What Site Reliability and tech debt budgets have in common
Properly managed, deliberately planned technical debt can be an invaluable tool. Like financial debt, we can use it for extra leverage when we’re aware of what we’re doing. But if we unknowingly take on too much—for example, without really understanding the terms of the deal (i.e. the impact on our codebase, customers, team, and business)—it can lead to our company's demise.
The best Site Reliability Engineering teams think about their site reliability budget in terms of managed technical debt. Site Reliability—a concept popularised by Google—is responsible for keeping software products up and running but interestingly, companies like Google don't aim for 100% uptime. That's because 99.99% uptime is enough for Google products to appear supremely reliable to real-world users. That last 0.01% is exponentially more difficult to reach and it simply isn't worth fighting for.
Consequently, if this allows them 52 minutes of down-time per year, Google will want to get as close to that as possible. Anything less than 52 minutes is a missed opportunity for taking extra risks and delivering more ambitious features for their customers faster.
Think of your technical debt budget like your site reliability budget. Provided it's prudent technical debt you're taking on—and you remain below the maximum amount of tech debt you can tolerate before affecting your customers and business—you should be increasing the amount to take more risks and beat your competitors.
When your technical budget is in the red, pay some of that debt back. If it's in the green, you can afford to take more risks and take on more debt. Your goal is to constantly stay as close to your ideal amount of tech debt as you can. In other words, if you're at the peak of the red portion of the graph, the ideal tech debt budget is A ⇒ B. If you’re at the peak of the green portion, it's B ⇒ C. Just remember that A ⇒ C is too big a budget.
Because technical debt can now be measured—a subject we wrote about in another article—this isn't just conceptual anymore, it's fully practical.

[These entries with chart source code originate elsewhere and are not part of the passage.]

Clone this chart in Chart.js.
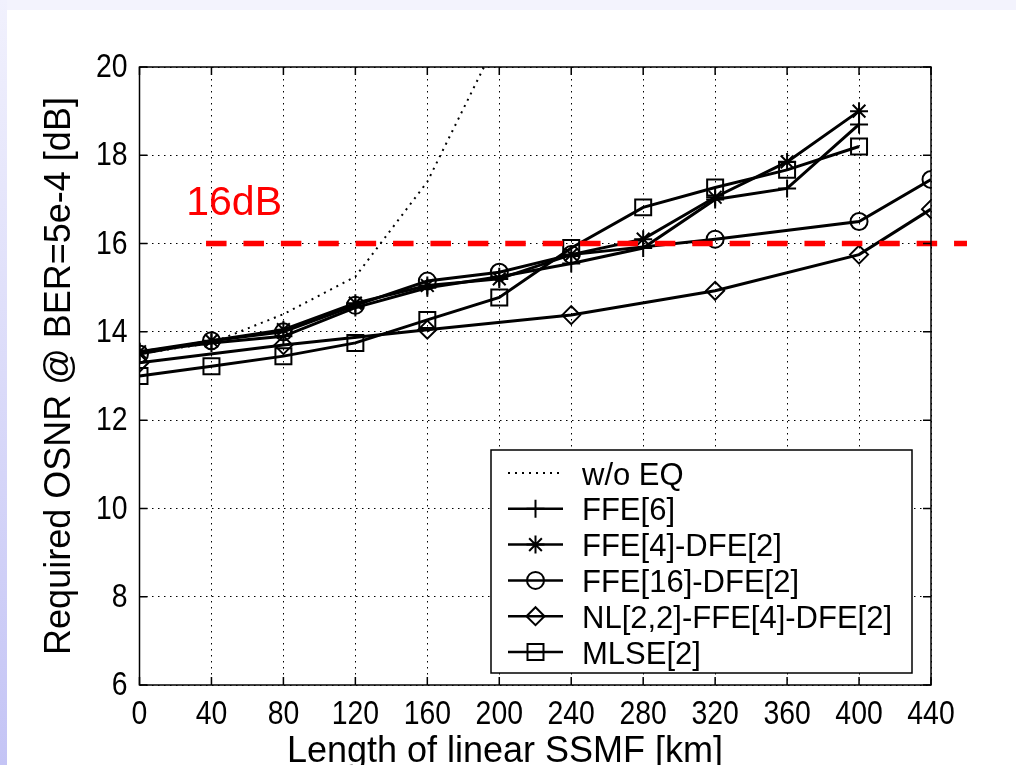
<!DOCTYPE html>
<html>
<head>
<meta charset="utf-8">
<title>Required OSNR vs SSMF length</title>
<script src="https://cdn.jsdelivr.net/npm/chart.js@4.4.0/dist/chart.umd.min.js"></script>
<style>
  html, body { margin: 0; padding: 0; background: #fff; }
  canvas { display: block; }
</style>
</head>
<body>
<canvas id="osnrChart" width="1016" height="765"></canvas>
<script>
// fibre length in km, shared by every curve (null = not measured)
const distanceKm = [0, 40, 80, 120, 160, 200, 240, 280, 320, 360, 400, 440];

// required OSNR [dB] at BER = 5e-4
const withoutEq = [13.5, 13.75, 14.4, 15.25, 17.4, 20.7, null, null, null, null, null, null];
const ffe6      = [13.55, 13.75, 13.9, 14.55, 15.0, 15.25, 15.55, 15.9, 17.0, 17.25, 18.7, null];
const ffe4Dfe2  = [13.55, 13.8, 14.05, 14.65, 15.05, 15.2, 15.75, 16.1, 17.05, 17.85, 19.0, null];
const ffe16Dfe2 = [13.5, 13.8, 14.0, 14.6, 15.15, 15.35, 15.75, null, 16.1, null, 16.5, 17.45];
const nlFfeDfe  = [13.3, null, 13.7, null, 14.05, null, 14.38, null, 14.93, null, 15.75, 16.78];
const mlse2     = [13.0, 13.22, 13.45, 13.75, 14.27, 14.78, 15.9, 16.82, 17.27, 17.67, 18.2, null];

const seriesNames = ['w/o EQ', 'FFE[6]', 'FFE[4]-DFE[2]', 'FFE[16]-DFE[2]', 'NL[2,2]-FFE[4]-DFE[2]', 'MLSE[2]'];

// 16 dB reference line and where it is drawn
const thresholdDb = 16;
const thresholdSpanKm = [37, 460];

const xTicks = { min: 0, max: 440, step: 40 };
const yTicks = { min: 6, max: 20, step: 2 };

const xTitle = 'Length of linear SSMF [km]';
const yTitle = 'Required OSNR @ BER=5e-4 [dB]';

const sans = "'Liberation Sans', Arial, sans-serif";
const titleFont = { family: sans, size: 36, lineHeight: 1.2 };

function points(values) {
  return distanceKm
    .map((km, i) => ({ x: km, y: values[i] }))
    .filter((p) => p.y !== null);
}

function curve(label, values, pointStyle, radius) {
  return {
    label: label,
    data: points(values),
    borderColor: '#000',
    backgroundColor: 'rgba(0,0,0,0)',
    borderWidth: 3,
    pointStyle: pointStyle,
    pointRadius: radius,
    pointBorderWidth: 2,
    pointBorderColor: '#000',
    pointBackgroundColor: 'rgba(0,0,0,0)',
  };
}

const pageBackground = {
  id: 'pageBackground',
  beforeDraw(chart) {
    const { ctx, width, height } = chart;
    ctx.save();
    ctx.fillStyle = '#ffffff';
    ctx.fillRect(0, 0, width, height);
    ctx.fillStyle = '#f3f3fd';
    ctx.fillRect(0, 0, width, 10);
    const g = ctx.createLinearGradient(0, 0, 0, height);
    g.addColorStop(0, '#f1f1fd');
    g.addColorStop(1, '#c4c4f5');
    ctx.fillStyle = g;
    ctx.fillRect(0, 0, 7, height);
    ctx.restore();
  },
};

// narrow tick numbers (condensed by scaling the glyphs horizontally)
function narrowText(ctx, text, x, y, align) {
  ctx.save();
  ctx.translate(x, y);
  ctx.scale(0.86, 1);
  ctx.textAlign = align;
  ctx.fillText(text, 0, 0);
  ctx.restore();
}

// solid frame with inward tick marks on all four sides, plus tick numbers and x title
const axesBox = {
  id: 'axesBox',
  afterDatasetsDraw(chart) {
    const { ctx, chartArea: a, scales } = chart;
    const len = 8;
    ctx.save();
    ctx.strokeStyle = '#000';
    ctx.lineWidth = 1.5;
    ctx.beginPath();
    scales.x.ticks.forEach((t) => {
      const px = scales.x.getPixelForValue(t.value);
      ctx.moveTo(px, a.bottom);
      ctx.lineTo(px, a.bottom - len);
      ctx.moveTo(px, a.top);
      ctx.lineTo(px, a.top + len);
    });
    scales.y.ticks.forEach((t) => {
      const py = scales.y.getPixelForValue(t.value);
      ctx.moveTo(a.left, py);
      ctx.lineTo(a.left + len, py);
      ctx.moveTo(a.right, py);
      ctx.lineTo(a.right - len, py);
    });
    ctx.stroke();
    ctx.strokeRect(a.left, a.top, a.right - a.left, a.bottom - a.top);

    ctx.fillStyle = '#000';
    ctx.font = '33px ' + sans;
    ctx.textBaseline = 'middle';
    scales.x.ticks.forEach((t) => {
      narrowText(ctx, String(t.value), scales.x.getPixelForValue(t.value), a.bottom + 30, 'center');
    });
    scales.y.ticks.forEach((t) => {
      narrowText(ctx, String(t.value), a.left - 12, scales.y.getPixelForValue(t.value) + 1, 'right');
    });

    ctx.font = '36px ' + sans;
    ctx.textAlign = 'center';
    ctx.textBaseline = 'alphabetic';
    ctx.fillText(xTitle, 505, 762);

    // label for the reference line
    ctx.fillStyle = '#ff0000';
    ctx.font = '41px ' + sans;
    ctx.textAlign = 'left';
    ctx.fillText(thresholdDb + 'dB', scales.x.getPixelForValue(26), scales.y.getPixelForValue(thresholdDb + 0.65));
    ctx.restore();
  },
};

// boxed legend: line sample with marker, then the name
const boxLegend = {
  id: 'boxLegend',
  afterDraw(chart) {
    const { ctx } = chart;
    const box = { left: 491, top: 450, right: 912, bottom: 673 };
    const rowH = 35.8;
    ctx.save();
    ctx.fillStyle = '#fff';
    ctx.fillRect(box.left, box.top, box.right - box.left, box.bottom - box.top);
    ctx.strokeStyle = '#000';
    ctx.lineWidth = 1.5;
    ctx.strokeRect(box.left, box.top, box.right - box.left, box.bottom - box.top);

    const entries = chart.data.datasets.filter((ds) => ds.inLegend !== false);
    entries.forEach((ds, i) => {
      const y = box.top + 23 + i * rowH;
      ctx.save();
      ctx.strokeStyle = ds.borderColor;
      ctx.lineWidth = ds.borderDash ? 2 : 2.5;
      ctx.setLineDash(ds.borderDash || []);
      ctx.beginPath();
      ctx.moveTo(508, y);
      ctx.lineTo(563, y);
      ctx.stroke();
      ctx.restore();
      if (ds.pointRadius > 0) {
        ctx.save();
        ctx.strokeStyle = '#000';
        ctx.fillStyle = 'rgba(0,0,0,0)';
        ctx.lineWidth = ds.pointBorderWidth;
        Chart.helpers.drawPoint(ctx, {
          pointStyle: ds.pointStyle,
          radius: ds.pointRadius,
          rotation: 0,
          borderWidth: ds.pointBorderWidth,
        }, 535.5, y);
        ctx.restore();
      }
      ctx.fillStyle = '#000';
      ctx.font = '31px ' + sans;
      ctx.textBaseline = 'middle';
      ctx.fillText(ds.label, 582, y + 3);
    });
    ctx.restore();
  },
};

const datasets = [
  {
    label: seriesNames[0],
    data: points(withoutEq),
    borderColor: '#000',
    borderWidth: 2,
    borderDash: [2, 5],
    pointRadius: 0,
  },
  curve(seriesNames[1], ffe6, 'cross', 9),
  curve(seriesNames[2], ffe4Dfe2, 'star', 9),
  curve(seriesNames[3], ffe16Dfe2, 'circle', 8.5),
  curve(seriesNames[4], nlFfeDfe, 'rectRot', 9),
  curve(seriesNames[5], mlse2, 'rect', 11.3),
  {
    label: '16dB',
    inLegend: false,
    data: thresholdSpanKm.map((km) => ({ x: km, y: thresholdDb })),
    borderColor: '#ff0000',
    borderWidth: 5.5,
    borderDash: [20.5, 16.9],
    pointRadius: 0,
    clip: false,
    order: -1,
  },
];

new Chart(document.getElementById('osnrChart'), {
  type: 'line',
  data: { datasets: datasets },
  plugins: [pageBackground, axesBox, boxLegend],
  options: {
    responsive: false,
    animation: false,
    devicePixelRatio: 1,
    layout: { padding: { left: 0, top: 67, right: 85, bottom: 0 } },
    elements: { line: { tension: 0 } },
    plugins: {
      legend: { display: false },
      tooltip: { enabled: false },
    },
    scales: {
      x: {
        type: 'linear',
        min: xTicks.min,
        max: xTicks.max,
        afterFit(scale) { scale.height = 80; },
        ticks: { stepSize: xTicks.step, color: 'rgba(0,0,0,0)', maxRotation: 0, autoSkip: false },
        grid: { color: '#000', lineWidth: 1, drawTicks: false },
        border: { display: false, dash: [1.5, 4.5] },
      },
      y: {
        type: 'linear',
        min: yTicks.min,
        max: yTicks.max,
        afterFit(scale) { scale.width = 139.5; },
        ticks: { stepSize: yTicks.step, color: 'rgba(0,0,0,0)' },
        grid: { color: '#000', lineWidth: 1, drawTicks: false },
        border: { display: false, dash: [1.5, 4.5] },
        title: {
          display: true,
          text: yTitle,
          color: '#000',
          font: titleFont,
          padding: { top: 38, bottom: 0 },
        },
      },
    },
  },
});
</script>
</body>
</html>
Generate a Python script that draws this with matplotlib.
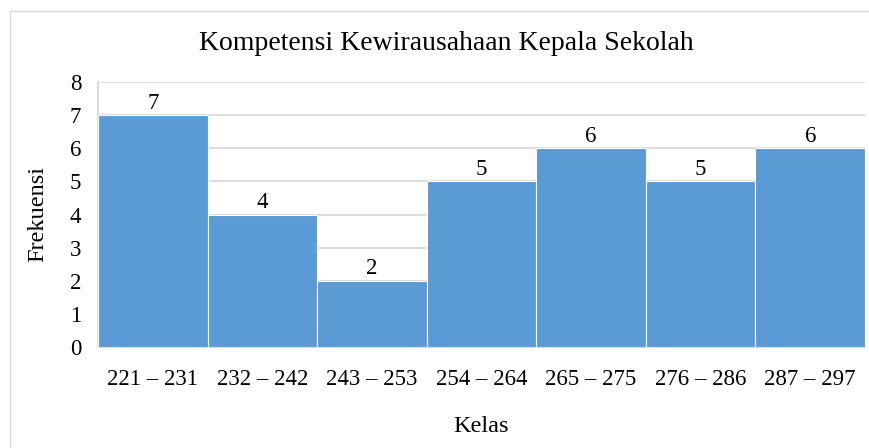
import matplotlib
matplotlib.use("Agg")
import matplotlib.pyplot as plt
from matplotlib.lines import Line2D

categories = ["221 – 231", "232 – 242", "243 – 253", "254 – 264", "265 – 275", "276 – 286", "287 – 297"]
values = [7, 4, 2, 5, 6, 5, 6]
y_ticks = [0, 1, 2, 3, 4, 5, 6, 7, 8]

plt.rcParams['font.family'] = ['Liberation Serif', 'DejaVu Serif']

W, H = 870, 448
fig = plt.figure(figsize=(W / 100, H / 100), dpi=100)
fig.patch.set_facecolor('white')

# outer frame (chart area border, cropped at right/bottom)
fig.add_artist(Line2D([10 / W, 10 / W], [0, 1 - 11 / H], transform=fig.transFigure, color='#d9d9d9', lw=1))
fig.add_artist(Line2D([10 / W, 1], [1 - 11 / H, 1 - 11 / H], transform=fig.transFigure, color='#d9d9d9', lw=1))

ax = fig.add_axes([98 / W, 1 - 347 / H, (865 - 98) / W, (347 - 82) / H])
x = list(range(len(categories)))
bars = ax.bar(x, values, width=1.0, color='#5B9BD5', edgecolor='white', linewidth=0.8, zorder=3)
ax.set_xlim(-0.5, len(categories) - 0.5)
ax.set_ylim(0, 8)
ax.set_yticks(y_ticks)
ax.set_xticks(x)
ax.set_xticklabels(categories)
ax.tick_params(axis='both', length=0, labelsize=16.5)
ax.tick_params(axis='y', pad=12)
ax.tick_params(axis='x', pad=16)
ax.grid(axis='y', color='#d9d9d9', linewidth=1.3, zorder=0)
for s in ['top', 'right']:
    ax.spines[s].set_visible(False)
ax.spines['left'].set_color('#d9d9d9')
ax.spines['bottom'].set_color('#d9d9d9')
ax.spines['left'].set_linewidth(1.3)
ax.spines['bottom'].set_linewidth(1.3)

for xi, v in zip(x, values):
    ax.annotate(str(v), (xi, v), xytext=(0, 1), textcoords='offset points',
                ha='center', va='bottom', fontsize=16.5)

ax.set_ylabel('Frekuensi', fontsize=17.5)
ax.yaxis.set_label_coords(-(98 - 48) / (865 - 98), 0.5)
ax.set_xlabel('Kelas', fontsize=17.5)
ax.xaxis.set_label_coords(0.5, -(416 - 347) / (347 - 82))

fig.text(446 / W, 1 - 44 / H, 'Kompetensi Kewirausahaan Kepala Sekolah', ha='center', va='center', fontsize=20)

fig.savefig('out.png', dpi=100)
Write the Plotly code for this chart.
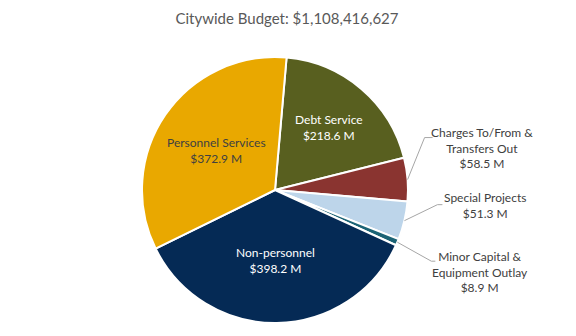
import math
import plotly.graph_objects as go

# Budget categories (millions of dollars), in drawing order clockwise from the top
categories = [
    "Debt Service",
    "Charges To/From & Transfers Out",
    "Special Projects",
    "Minor Capital & Equipment Outlay",
    "Non-personnel",
    "Personnel Services",
]
values = [218.6, 58.5, 51.3, 8.9, 398.2, 372.9]
label_lines = [
    ["Debt Service"],
    ["Charges To/From &", "Transfers Out"],
    ["Special Projects"],
    ["Minor Capital &", "Equipment Outlay"],
    ["Non-personnel"],
    ["Personnel Services"],
]
colors = ["#585F1F", "#8A3430", "#BDD5EA", "#1B6375", "#052A55", "#E9A800"]
title_text = "Citywide Budget: $1,108,416,627"

# Canvas geometry (pixels)
W, H = 576, 336
CX, CY, R = 275, 190, 133
ROTATION = 5
FONT = "Lato"

def px(x):
    return x / W

def py(y):
    return 1 - y / H

fig = go.Figure(
    go.Pie(
        labels=categories,
        values=values,
        sort=False,
        direction="clockwise",
        rotation=ROTATION,
        marker=dict(colors=colors, line=dict(color="white", width=2)),
        textinfo="none",
        hoverinfo="label+value",
        domain=dict(x=[px(CX - R), px(CX + R)], y=[py(CY + R), py(CY - R)]),
        showlegend=False,
    )
)

total = sum(values)
mid_angles = []
cum = 0.0
for v in values:
    mid_angles.append(ROTATION + 360 * (cum + v / 2) / total)
    cum += v

def polar(angle_deg, radius):
    a = math.radians(angle_deg)
    return CX + radius * math.sin(a), CY - radius * math.cos(a)

# Label styles: inside (radius fraction, colour) or outside (text offset, elbow, end)
inside = {
    0: (0.62, "white"),
    4: (0.53, "white"),
    5: (0.53, "#404040"),
}
outside = {
    1: dict(text=(74, -32), elbow=(17, -42), end=(25, -42)),
    2: dict(text=(81, -15), elbow=(33, -16), end=(38, -16)),
    3: dict(text=(83, 30), elbow=(34, 19), end=(38, 19)),
}

annotations = []
shapes = []
for i, v in enumerate(values):
    text = "<br>".join(label_lines[i] + [f"${v:.1f} M"])
    if i in inside:
        frac, col = inside[i]
        x, y = polar(mid_angles[i], R * frac)
        annotations.append(dict(
            x=px(x), y=py(y), xref="paper", yref="paper", text=text,
            showarrow=False, xanchor="center", yanchor="middle",
            font=dict(family=FONT, size=12, color=col),
        ))
    else:
        st = outside[i]
        ax, ay = polar(mid_angles[i], R)
        tx, ty = ax + st["text"][0], ay + st["text"][1]
        annotations.append(dict(
            x=px(tx), y=py(ty), xref="paper", yref="paper", text=text,
            showarrow=False, xanchor="center", yanchor="middle",
            font=dict(family=FONT, size=12, color="#404040"),
        ))
        ex, ey = ax + st["elbow"][0], ay + st["elbow"][1]
        nx, ny = ax + st["end"][0], ay + st["end"][1]
        path = (f"M {px(ax)} {py(ay)} L {px(ex)} {py(ey)} L {px(nx)} {py(ny)}")
        shapes.append(dict(type="path", path=path, xref="paper", yref="paper",
                           line=dict(color="#A6A6A6", width=1)))

fig.update_layout(
    width=W, height=H,
    margin=dict(l=0, r=0, t=0, b=0),
    paper_bgcolor="white", plot_bgcolor="white",
    title=dict(text=title_text, x=px(287), y=py(19), xanchor="center",
               yanchor="middle", xref="paper", yref="paper",
               font=dict(family=FONT, size=15, color="#595959")),
    annotations=annotations,
    shapes=shapes,
)

fig.write_html("out.html")
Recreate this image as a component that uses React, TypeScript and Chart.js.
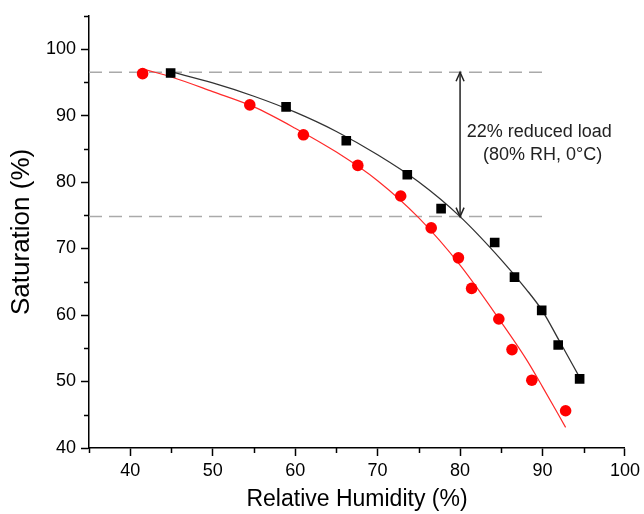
import React, { useEffect, useRef } from 'react';
import { Chart, registerables } from 'chart.js';

Chart.register(...registerables);

// Measured points (black squares)
const blackX = [44.9, 58.9, 66.2, 73.6, 77.7, 84.2, 86.6, 89.9, 91.9, 94.5];
const blackY = [96.4, 91.3, 86.2, 81.1, 76.0, 70.9, 65.7, 60.7, 55.5, 50.4];
// Measured points (red circles)
const redX = [41.5, 54.5, 61.0, 67.6, 72.8, 76.5, 79.8, 81.4, 84.7, 86.3, 88.7, 92.8];
const redY = [96.3, 91.6, 87.1, 82.5, 77.9, 73.1, 68.6, 64.0, 59.4, 54.8, 50.2, 45.6];
// Fitted curves
const blackFitX = [44.9, 50, 55, 60, 65, 70, 75, 80, 85, 88, 90, 92, 94.6];
const blackFitY = [96.6, 94.9, 92.9, 90.5, 87.6, 84.1, 80.0, 74.8, 68.3, 63.9, 60.6, 56.2, 50.4];
const redFitX = [41.8, 45, 50, 55, 60, 65, 70, 75, 80, 85, 88, 90, 92.8];
const redFitY = [96.9, 95.8, 93.6, 91.3, 88.1, 84.5, 80.2, 74.6, 67.5, 58.9, 53.4, 49.2, 43.1];
// Reference dashed levels and arrow
const refLevels = [96.5, 74.8];
const refXRange = [35, 90];
const arrowX = 80;
const annotationLines = ['22% reduced load', '(80% RH, 0°C)'];
const annotationPos = { x: [89.6, 90.0], y: [87.5, 84.0] };
// Axes
const xRange = [35, 100];
const yRange = [40, 105];
const xTitle = 'Relative Humidity (%)';
const yTitle = 'Saturation (%)';

const FONT = "'Liberation Sans', Arial, Helvetica, sans-serif";

const toPts = (xs: number[], ys: number[]) => xs.map((x, i) => ({ x, y: ys[i] }));
const isMajor = (v: number) => Math.abs(v % 10) < 1e-6;

export default function App() {
  const ref = useRef<HTMLCanvasElement>(null);

  useEffect(() => {
    const canvas = ref.current;
    if (!canvas) return;

    const minorTicks = {
      id: 'minorTicks',
      afterDraw(chart: any) {
        const ctx = chart.ctx;
        const xs = chart.scales.x;
        const ys = chart.scales.y;
        ctx.save();
        ctx.strokeStyle = '#000';
        ctx.lineWidth = 1.5;
        xs.ticks.forEach((t: any) => {
          if (!isMajor(t.value)) {
            const px = Math.round(xs.getPixelForValue(t.value)) + 0.5;
            ctx.beginPath();
            ctx.moveTo(px, xs.top);
            ctx.lineTo(px, xs.top + 5);
            ctx.stroke();
          }
        });
        ys.ticks.forEach((t: any) => {
          if (!isMajor(t.value)) {
            const py = Math.round(ys.getPixelForValue(t.value)) + 0.5;
            ctx.beginPath();
            ctx.moveTo(ys.right, py);
            ctx.lineTo(ys.right - 5, py);
            ctx.stroke();
          }
        });
        ctx.restore();
      },
    };

    const annotation = {
      id: 'annotation',
      afterDatasetsDraw(chart: any) {
        const ctx = chart.ctx;
        const xs = chart.scales.x;
        const ys = chart.scales.y;
        const px = xs.getPixelForValue(arrowX);
        const y1 = ys.getPixelForValue(refLevels[0]);
        const y2 = ys.getPixelForValue(refLevels[1]);
        ctx.save();
        ctx.strokeStyle = '#222';
        ctx.lineWidth = 1.5;
        ctx.beginPath();
        ctx.moveTo(px, y1);
        ctx.lineTo(px, y2);
        ctx.stroke();
        const hl = 9, hw = 4;
        ctx.beginPath();
        ctx.moveTo(px - hw, y1 + hl);
        ctx.lineTo(px, y1);
        ctx.lineTo(px + hw, y1 + hl);
        ctx.stroke();
        ctx.beginPath();
        ctx.moveTo(px - hw, y2 - hl);
        ctx.lineTo(px, y2);
        ctx.lineTo(px + hw, y2 - hl);
        ctx.stroke();
        ctx.fillStyle = '#222';
        ctx.font = `18px ${FONT}`;
        ctx.textAlign = 'center';
        ctx.textBaseline = 'middle';
        annotationLines.forEach((line, i) => {
          ctx.fillText(line, xs.getPixelForValue(annotationPos.x[i]), ys.getPixelForValue(annotationPos.y[i]));
        });
        ctx.restore();
      },
    };

    const chart = new Chart(canvas, {
      type: 'scatter',
      data: {
        datasets: [
          {
            label: 'black points',
            data: toPts(blackX, blackY),
            pointStyle: 'rect',
            pointRadius: 6.8,
            pointBackgroundColor: '#000',
            pointBorderWidth: 0,
            showLine: false,
            order: 0,
          },
          {
            label: 'red points',
            data: toPts(redX, redY),
            pointStyle: 'circle',
            pointRadius: 5.8,
            pointBackgroundColor: '#ff0000',
            pointBorderWidth: 0,
            showLine: false,
            order: 0,
          },
          {
            label: 'black fit',
            data: toPts(blackFitX, blackFitY),
            showLine: true,
            borderColor: '#333',
            borderWidth: 1.3,
            pointRadius: 0,
            cubicInterpolationMode: 'monotone',
            order: 1,
          },
          {
            label: 'red fit',
            data: toPts(redFitX, redFitY),
            showLine: true,
            borderColor: '#ff2a2a',
            borderWidth: 1.2,
            pointRadius: 0,
            cubicInterpolationMode: 'monotone',
            order: 1,
          },
          ...refLevels.map((lv, i) => ({
            label: `ref ${i}`,
            data: refXRange.map((x) => ({ x, y: lv })),
            showLine: true,
            borderColor: '#aaaaaa',
            borderWidth: 1.5,
            borderDash: [13, 7],
            pointRadius: 0,
            order: 2,
          })),
        ],
      } as any,
      options: {
        animation: false,
        responsive: false,
        devicePixelRatio: 1,
        layout: { padding: { top: 14, right: 18, left: 0, bottom: 0 } },
        plugins: { legend: { display: false }, tooltip: { enabled: false } },
        scales: {
          x: {
            type: 'linear',
            min: xRange[0],
            max: xRange[1],
            afterFit: (s: any) => {
              s.height = 66;
            },
            border: { display: true, color: '#000', width: 1.5 },
            grid: {
              display: true,
              drawOnChartArea: false,
              drawTicks: true,
              tickLength: 8,
              color: 'rgba(0,0,0,0)',
              tickColor: (c: any) => (c.tick && isMajor(c.tick.value) ? '#000' : 'rgba(0,0,0,0)'),
              tickWidth: 1.5,
            },
            ticks: {
              stepSize: 5,
              autoSkip: false,
              maxRotation: 0,
              padding: 4,
              color: '#000',
              font: { family: FONT, size: 18 },
              callback: (v: any) => (isMajor(Number(v)) ? String(v) : ''),
            },
            title: {
              display: true,
              text: xTitle,
              color: '#000',
              font: { family: FONT, size: 23 },
              padding: { top: 0, bottom: 1 },
            },
          },
          y: {
            type: 'linear',
            min: yRange[0],
            max: yRange[1],
            afterFit: (s: any) => {
              s.width = 89;
            },
            border: { display: true, color: '#000', width: 1.5 },
            grid: {
              display: true,
              drawOnChartArea: false,
              drawTicks: true,
              tickLength: 8,
              color: 'rgba(0,0,0,0)',
              tickColor: (c: any) => (c.tick && isMajor(c.tick.value) ? '#000' : 'rgba(0,0,0,0)'),
              tickWidth: 1.5,
            },
            ticks: {
              stepSize: 5,
              autoSkip: false,
              padding: 5,
              color: '#000',
              font: { family: FONT, size: 18 },
              callback: (v: any) => (isMajor(Number(v)) ? String(v) : ''),
            },
            title: {
              display: true,
              text: yTitle,
              color: '#000',
              font: { family: FONT, size: 26 },
              padding: { top: 6, bottom: 0 },
            },
          },
        },
      } as any,
      plugins: [minorTicks, annotation],
    });

    return () => chart.destroy();
  }, []);

  return (
    <div style={{ position: 'absolute', left: 0, top: 0, width: 644, height: 514, background: '#fff' }}>
      <canvas ref={ref} width={644} height={514} style={{ display: 'block', width: 644, height: 514 }} />
    </div>
  );
}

How to make the most of your tech debt budget
You should aim for a tech debt budget that brings you back down, or up, to the maximum amount of technical debt you can tolerate. To define that budget, identify the areas of your codebase where tech debt is worth paying back immediately, i.e., debt that will prevent your company from reaching its current objectives. You don't want to pay back too little debt, but you don’t want to pay back too much either.
Andreas Klinger, Head of Remote at AngelList, puts it well in his article ‘Refactoring larger Legacy Codebases’:
Not everything needs refactoring. If it’s not critical, or nobody needs to improve its functionality in the next months, or it’s just too complicated, consider acknowledging it as tech debt.’
Put simply, your goal is to identify the intersection of things you'll work on this sprint, month, or quarter, and the parts of your codebase that have tech debt. Pay off the debt in that intersection, but not outside of it.
And that's where the science complements the art. You can use data to identify areas where you need to pay back tech debt soon:
- Identify files in your codebase with weak ownership because code ownership is a leading indicator of your codebase's health. You can discover more on this in our article The one cultural characteristic you need for a healthy codebase.
- Measure cohesion and coupling for these files and prune your list to a set of files with weak ownership, low cohesion, and high coupling. You can find out more about each of these metrics in our article Use research from industry leaders to measure technical debt.
- Calculate churn for each of these files to identify the subset of problem files. As Microsoft Research has shown, ‘active files constitute only between 2%-8% of the total system size, contribute 20%-40% of system file changes, and are responsible for 60%-90% of all bugs’.
- Compare these files with your roadmap for the quarter. Will any of the features listed on your roadmap require engineers to work on the subset of problem files you've identified? If so, target these files for refactoring, estimate the work required, and assign it to the engineers—who should be the files’ owners. Bake this job into your plans.
Get into a long-term relationship with tech debt
We’ve implemented this data-driven approach at Stepsize, as well as with many world-class software companies. Not only is the topic of technical debt a lot easier to broach now, but we also know how much debt we're willing to take on, and when/how to pay it back. We rarely wonder whether we’ve made the right trade-off between new features and tech debt. We've removed a big chunk of guesswork and a lot of the fear and anxiety that went with it.
To be clear, this is no silver bullet to use once a year and forget about. You need to get intimate with your tech debt. Track your progress on all the metrics each sprint, and keep improving the whole process to reach technical wealth.